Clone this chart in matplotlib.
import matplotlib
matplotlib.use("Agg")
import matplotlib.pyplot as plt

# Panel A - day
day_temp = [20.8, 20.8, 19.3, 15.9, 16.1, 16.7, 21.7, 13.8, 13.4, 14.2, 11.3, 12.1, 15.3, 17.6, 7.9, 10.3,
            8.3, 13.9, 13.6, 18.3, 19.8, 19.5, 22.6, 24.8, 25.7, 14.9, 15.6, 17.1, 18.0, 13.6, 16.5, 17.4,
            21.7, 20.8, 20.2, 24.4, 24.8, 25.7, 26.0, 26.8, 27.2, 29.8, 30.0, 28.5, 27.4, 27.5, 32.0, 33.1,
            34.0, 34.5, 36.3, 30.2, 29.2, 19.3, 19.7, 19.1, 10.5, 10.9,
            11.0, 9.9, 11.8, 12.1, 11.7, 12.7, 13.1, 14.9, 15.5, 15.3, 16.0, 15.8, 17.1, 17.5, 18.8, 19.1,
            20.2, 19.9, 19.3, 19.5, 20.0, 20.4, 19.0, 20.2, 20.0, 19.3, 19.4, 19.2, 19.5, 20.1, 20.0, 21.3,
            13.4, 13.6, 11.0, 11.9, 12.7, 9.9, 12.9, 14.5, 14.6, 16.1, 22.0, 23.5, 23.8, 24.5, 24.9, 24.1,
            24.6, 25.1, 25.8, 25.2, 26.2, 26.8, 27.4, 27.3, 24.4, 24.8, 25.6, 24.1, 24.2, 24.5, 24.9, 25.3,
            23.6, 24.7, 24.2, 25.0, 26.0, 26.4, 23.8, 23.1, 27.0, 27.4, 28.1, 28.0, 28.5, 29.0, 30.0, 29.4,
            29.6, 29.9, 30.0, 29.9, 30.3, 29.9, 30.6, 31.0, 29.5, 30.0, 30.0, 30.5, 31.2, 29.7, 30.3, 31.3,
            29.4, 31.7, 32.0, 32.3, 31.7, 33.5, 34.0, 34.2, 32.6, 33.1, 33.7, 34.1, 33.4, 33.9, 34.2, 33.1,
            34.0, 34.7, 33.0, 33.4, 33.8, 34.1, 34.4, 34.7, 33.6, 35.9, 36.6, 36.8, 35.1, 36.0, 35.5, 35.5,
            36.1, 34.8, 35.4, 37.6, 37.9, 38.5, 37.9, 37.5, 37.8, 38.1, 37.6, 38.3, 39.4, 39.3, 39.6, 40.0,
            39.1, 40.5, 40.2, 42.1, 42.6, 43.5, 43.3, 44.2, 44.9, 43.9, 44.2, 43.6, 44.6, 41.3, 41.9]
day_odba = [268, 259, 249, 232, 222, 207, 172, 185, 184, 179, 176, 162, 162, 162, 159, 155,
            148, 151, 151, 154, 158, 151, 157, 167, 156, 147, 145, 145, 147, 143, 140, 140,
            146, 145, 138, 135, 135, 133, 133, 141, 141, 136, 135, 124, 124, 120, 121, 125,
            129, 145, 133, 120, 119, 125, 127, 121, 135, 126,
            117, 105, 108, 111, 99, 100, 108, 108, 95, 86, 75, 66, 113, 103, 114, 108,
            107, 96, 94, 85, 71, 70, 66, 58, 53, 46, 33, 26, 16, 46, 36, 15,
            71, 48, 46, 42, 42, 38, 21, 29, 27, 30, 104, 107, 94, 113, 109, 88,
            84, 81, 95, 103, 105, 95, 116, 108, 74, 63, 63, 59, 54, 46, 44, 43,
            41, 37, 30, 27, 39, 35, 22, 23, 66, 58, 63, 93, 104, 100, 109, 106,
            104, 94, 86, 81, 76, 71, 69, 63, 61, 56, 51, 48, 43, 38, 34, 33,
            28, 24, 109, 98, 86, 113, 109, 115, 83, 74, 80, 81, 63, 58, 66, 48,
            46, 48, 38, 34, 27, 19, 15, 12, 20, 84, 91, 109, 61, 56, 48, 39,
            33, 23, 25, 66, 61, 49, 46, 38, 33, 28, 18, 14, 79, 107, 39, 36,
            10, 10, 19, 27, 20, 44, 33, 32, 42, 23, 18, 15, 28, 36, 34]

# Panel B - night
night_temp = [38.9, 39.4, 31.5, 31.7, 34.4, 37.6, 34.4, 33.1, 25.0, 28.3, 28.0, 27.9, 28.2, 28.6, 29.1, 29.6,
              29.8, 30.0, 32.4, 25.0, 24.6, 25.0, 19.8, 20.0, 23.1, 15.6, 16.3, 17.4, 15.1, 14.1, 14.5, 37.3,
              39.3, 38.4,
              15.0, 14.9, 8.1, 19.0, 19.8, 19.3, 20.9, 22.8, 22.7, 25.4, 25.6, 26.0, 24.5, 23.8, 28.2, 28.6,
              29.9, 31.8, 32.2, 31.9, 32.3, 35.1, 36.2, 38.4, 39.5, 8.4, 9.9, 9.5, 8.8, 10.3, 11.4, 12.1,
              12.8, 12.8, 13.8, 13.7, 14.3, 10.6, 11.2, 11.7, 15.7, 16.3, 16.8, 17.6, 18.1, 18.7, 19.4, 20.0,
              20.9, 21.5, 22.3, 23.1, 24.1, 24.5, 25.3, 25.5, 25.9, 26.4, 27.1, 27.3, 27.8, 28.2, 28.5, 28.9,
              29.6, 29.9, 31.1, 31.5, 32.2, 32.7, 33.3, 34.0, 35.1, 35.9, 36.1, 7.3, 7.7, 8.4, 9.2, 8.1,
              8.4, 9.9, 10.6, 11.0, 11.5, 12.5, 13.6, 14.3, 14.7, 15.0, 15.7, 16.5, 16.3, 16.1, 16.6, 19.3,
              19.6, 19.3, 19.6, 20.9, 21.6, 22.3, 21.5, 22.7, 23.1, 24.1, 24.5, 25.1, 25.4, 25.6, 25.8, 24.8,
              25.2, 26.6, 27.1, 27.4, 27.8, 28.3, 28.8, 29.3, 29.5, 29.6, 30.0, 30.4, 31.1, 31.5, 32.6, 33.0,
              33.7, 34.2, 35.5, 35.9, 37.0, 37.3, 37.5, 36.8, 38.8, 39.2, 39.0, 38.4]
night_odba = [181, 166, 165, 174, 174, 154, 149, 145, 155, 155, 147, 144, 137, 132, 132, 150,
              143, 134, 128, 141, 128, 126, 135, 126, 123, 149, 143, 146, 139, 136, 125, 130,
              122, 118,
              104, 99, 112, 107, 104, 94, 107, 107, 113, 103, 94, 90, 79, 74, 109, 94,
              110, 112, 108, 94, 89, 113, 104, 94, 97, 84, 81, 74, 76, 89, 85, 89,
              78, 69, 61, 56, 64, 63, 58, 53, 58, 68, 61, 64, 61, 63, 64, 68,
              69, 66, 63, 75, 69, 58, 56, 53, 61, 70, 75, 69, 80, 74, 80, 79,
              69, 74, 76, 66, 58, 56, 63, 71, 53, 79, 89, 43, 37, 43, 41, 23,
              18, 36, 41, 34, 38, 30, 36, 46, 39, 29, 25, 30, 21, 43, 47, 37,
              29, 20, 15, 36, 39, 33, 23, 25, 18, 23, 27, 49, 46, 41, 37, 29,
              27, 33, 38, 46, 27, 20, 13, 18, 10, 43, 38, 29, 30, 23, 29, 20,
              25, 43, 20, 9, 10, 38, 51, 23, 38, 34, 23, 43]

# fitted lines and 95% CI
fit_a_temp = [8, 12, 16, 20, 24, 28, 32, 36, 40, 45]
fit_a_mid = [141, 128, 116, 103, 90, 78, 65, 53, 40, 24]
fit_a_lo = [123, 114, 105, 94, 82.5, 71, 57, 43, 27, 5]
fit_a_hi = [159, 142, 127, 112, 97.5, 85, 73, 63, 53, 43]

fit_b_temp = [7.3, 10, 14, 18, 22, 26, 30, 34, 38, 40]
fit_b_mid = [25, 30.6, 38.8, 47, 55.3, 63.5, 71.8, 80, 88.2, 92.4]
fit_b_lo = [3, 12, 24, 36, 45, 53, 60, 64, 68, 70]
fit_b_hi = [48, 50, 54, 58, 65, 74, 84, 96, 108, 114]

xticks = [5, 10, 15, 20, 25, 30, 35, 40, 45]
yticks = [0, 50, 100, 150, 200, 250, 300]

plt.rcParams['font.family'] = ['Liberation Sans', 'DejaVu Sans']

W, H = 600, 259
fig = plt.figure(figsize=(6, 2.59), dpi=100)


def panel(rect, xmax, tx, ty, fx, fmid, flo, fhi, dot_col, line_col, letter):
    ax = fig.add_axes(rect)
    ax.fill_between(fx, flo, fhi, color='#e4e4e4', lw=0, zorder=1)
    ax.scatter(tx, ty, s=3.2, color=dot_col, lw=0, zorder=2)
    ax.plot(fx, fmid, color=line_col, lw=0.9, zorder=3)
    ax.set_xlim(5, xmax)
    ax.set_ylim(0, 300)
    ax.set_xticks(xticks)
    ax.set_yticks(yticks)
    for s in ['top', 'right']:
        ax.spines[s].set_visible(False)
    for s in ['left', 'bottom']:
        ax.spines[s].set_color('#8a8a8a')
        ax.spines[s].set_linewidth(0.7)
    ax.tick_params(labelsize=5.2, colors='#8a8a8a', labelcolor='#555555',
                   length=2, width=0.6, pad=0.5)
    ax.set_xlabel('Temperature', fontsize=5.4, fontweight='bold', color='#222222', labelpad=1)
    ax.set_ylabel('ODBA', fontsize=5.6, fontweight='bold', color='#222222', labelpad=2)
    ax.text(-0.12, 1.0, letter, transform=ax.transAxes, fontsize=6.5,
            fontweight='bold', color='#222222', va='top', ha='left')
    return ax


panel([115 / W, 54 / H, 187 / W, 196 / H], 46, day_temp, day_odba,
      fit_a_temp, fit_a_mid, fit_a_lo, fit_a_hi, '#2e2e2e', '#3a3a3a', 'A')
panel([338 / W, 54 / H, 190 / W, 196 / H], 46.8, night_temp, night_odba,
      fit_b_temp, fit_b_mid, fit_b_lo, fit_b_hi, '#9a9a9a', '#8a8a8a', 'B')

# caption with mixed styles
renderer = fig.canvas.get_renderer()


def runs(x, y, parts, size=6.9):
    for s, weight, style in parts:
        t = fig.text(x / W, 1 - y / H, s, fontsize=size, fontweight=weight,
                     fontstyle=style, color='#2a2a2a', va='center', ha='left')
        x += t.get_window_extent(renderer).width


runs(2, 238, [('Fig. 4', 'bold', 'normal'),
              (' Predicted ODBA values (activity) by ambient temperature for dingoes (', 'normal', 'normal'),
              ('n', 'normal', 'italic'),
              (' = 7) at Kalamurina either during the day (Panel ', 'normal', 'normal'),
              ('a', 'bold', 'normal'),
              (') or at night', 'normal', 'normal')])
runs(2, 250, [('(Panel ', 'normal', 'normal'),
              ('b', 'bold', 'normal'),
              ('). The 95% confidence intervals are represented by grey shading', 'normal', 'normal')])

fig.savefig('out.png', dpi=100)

...

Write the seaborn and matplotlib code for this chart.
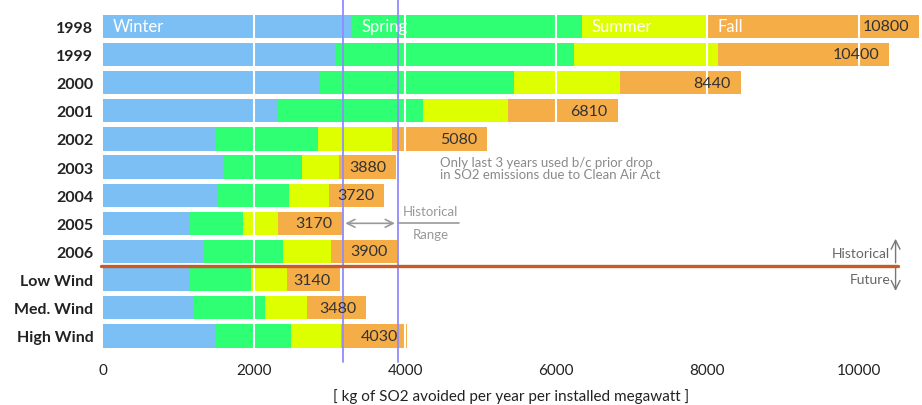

...

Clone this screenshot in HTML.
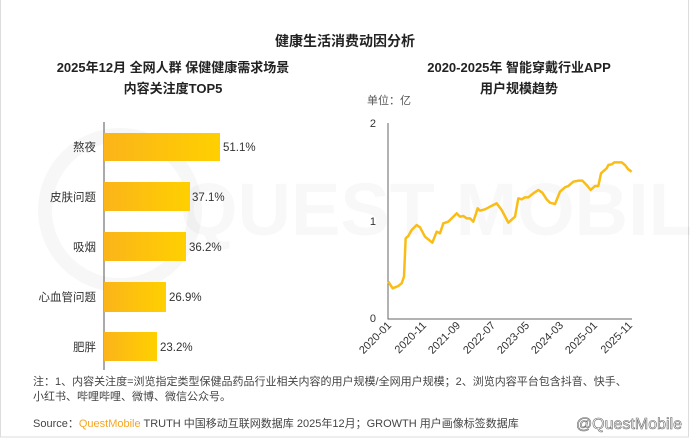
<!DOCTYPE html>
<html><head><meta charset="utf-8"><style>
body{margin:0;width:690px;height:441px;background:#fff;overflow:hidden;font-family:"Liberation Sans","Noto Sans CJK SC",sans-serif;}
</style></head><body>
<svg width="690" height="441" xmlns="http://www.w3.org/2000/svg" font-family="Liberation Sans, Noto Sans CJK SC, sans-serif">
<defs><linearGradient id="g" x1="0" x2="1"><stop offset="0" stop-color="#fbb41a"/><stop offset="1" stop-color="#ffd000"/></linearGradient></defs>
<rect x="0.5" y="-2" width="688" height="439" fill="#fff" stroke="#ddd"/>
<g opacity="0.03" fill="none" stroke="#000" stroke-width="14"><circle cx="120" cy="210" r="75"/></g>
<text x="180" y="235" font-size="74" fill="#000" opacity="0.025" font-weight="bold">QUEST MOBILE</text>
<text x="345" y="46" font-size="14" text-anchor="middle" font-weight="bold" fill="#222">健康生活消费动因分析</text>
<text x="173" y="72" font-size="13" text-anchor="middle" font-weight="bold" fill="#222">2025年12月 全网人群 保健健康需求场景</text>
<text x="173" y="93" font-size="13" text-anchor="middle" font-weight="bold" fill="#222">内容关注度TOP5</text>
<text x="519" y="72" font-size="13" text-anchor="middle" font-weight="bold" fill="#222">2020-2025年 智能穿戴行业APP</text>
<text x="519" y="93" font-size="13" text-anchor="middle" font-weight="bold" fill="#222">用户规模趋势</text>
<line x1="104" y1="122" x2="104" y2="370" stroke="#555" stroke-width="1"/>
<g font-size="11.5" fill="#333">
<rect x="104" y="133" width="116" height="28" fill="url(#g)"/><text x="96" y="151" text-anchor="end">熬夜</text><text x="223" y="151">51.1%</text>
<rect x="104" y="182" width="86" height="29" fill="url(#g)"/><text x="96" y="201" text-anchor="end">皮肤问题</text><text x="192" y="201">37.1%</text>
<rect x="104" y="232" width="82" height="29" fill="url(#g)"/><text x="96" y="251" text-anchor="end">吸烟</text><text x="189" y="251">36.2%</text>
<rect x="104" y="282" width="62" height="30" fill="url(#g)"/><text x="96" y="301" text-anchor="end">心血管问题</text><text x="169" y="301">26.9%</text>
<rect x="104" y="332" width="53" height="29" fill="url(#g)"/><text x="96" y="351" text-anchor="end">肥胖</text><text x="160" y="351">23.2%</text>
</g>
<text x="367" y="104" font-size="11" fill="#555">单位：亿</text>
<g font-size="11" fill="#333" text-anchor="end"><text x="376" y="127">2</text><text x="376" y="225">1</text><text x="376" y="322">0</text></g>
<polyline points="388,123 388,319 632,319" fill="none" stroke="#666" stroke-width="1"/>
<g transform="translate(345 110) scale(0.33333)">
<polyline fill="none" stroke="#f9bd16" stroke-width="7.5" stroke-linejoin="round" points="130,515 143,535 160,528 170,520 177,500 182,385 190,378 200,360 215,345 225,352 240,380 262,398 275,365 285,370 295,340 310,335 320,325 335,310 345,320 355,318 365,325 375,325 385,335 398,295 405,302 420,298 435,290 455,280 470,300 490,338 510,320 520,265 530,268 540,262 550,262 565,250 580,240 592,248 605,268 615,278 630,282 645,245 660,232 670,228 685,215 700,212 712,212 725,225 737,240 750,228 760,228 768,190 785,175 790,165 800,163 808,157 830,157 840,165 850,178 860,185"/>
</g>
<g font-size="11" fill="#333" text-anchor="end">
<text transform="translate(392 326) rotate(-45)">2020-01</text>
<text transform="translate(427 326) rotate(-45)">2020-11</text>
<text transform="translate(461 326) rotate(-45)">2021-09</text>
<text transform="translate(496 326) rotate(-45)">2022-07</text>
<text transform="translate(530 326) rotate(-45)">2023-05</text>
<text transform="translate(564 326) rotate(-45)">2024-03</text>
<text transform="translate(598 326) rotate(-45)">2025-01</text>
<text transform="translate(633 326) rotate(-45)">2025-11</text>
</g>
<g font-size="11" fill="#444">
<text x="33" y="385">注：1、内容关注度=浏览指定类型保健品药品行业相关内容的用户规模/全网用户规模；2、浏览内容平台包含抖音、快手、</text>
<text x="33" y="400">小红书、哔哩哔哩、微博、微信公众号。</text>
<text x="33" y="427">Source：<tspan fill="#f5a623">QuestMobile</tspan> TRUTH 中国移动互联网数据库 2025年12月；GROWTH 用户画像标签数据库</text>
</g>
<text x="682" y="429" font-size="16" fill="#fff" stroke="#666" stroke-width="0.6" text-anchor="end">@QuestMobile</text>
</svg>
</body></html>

[PROBLEM TO SOLVE]: Report only the number of lines in the listing that contain the word "this".

[TASK ANSWER]: 3